The night wasn’t a total loss. Franz Ferdinand was on Austin City Limits and they were AWESOME. I always wondered what the big deal was about that band and now I know. I am gonna go and buy all their records.

I guess there is a carnival by the river today. I am going to try to go there. I saw it on the news, because they were showing how everyone is getting their bags searched before entry. “Makes everyone feel much safer” one dude said. “No one will get their pockets picked now.” Huh? How did that one make it past the cutting room floor?

Somewhere there is a great wine bar calling my name… I just have to find it.

Entry Music

Thursday, June 1st, 2006

Tonight is the first night of the U.S. leg of the Radiohead tour. Therefore:

All those thousands of people singing “for a minute there, I lost myself.” That shit just slays me.

I am really excited and today I impulsively (not) bought a ticket on ebay for the first show at the L.A. Greek. It was hella expensive but I DON’T CARE. It’s all I can do to strap myself down and not go to Boston and Chicago or even Canada.

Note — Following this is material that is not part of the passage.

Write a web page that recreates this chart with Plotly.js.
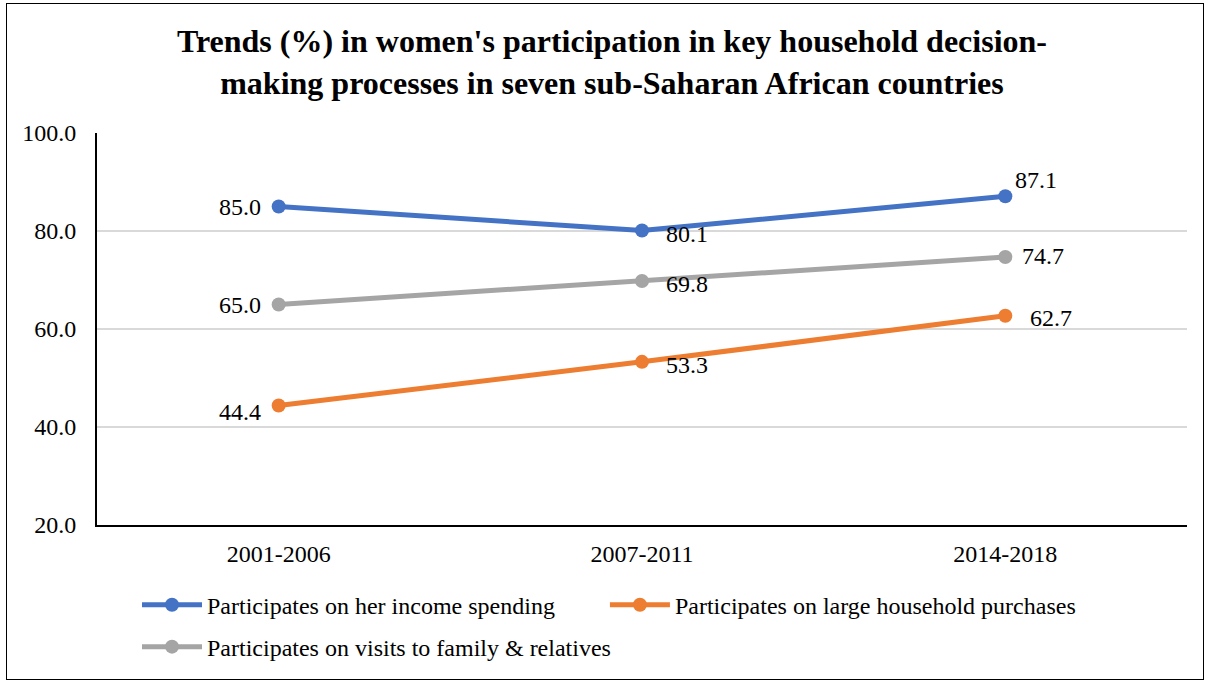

I am, however, going to Portland on Saturday to see Eels again. And to drink some good Pinot and maybe eat something. I’ll try to stay out of trouble which is something I didn’t do when I saw Eels last weekend. Me, stay out of trouble. Right. It’s 1.6 miles from my hotel to the venue. How much trouble can I get in on a 1.6 mile walk? Plenty, I reckon.

June is shaping up to be Totally Killer. Maybe I’ll take a cab.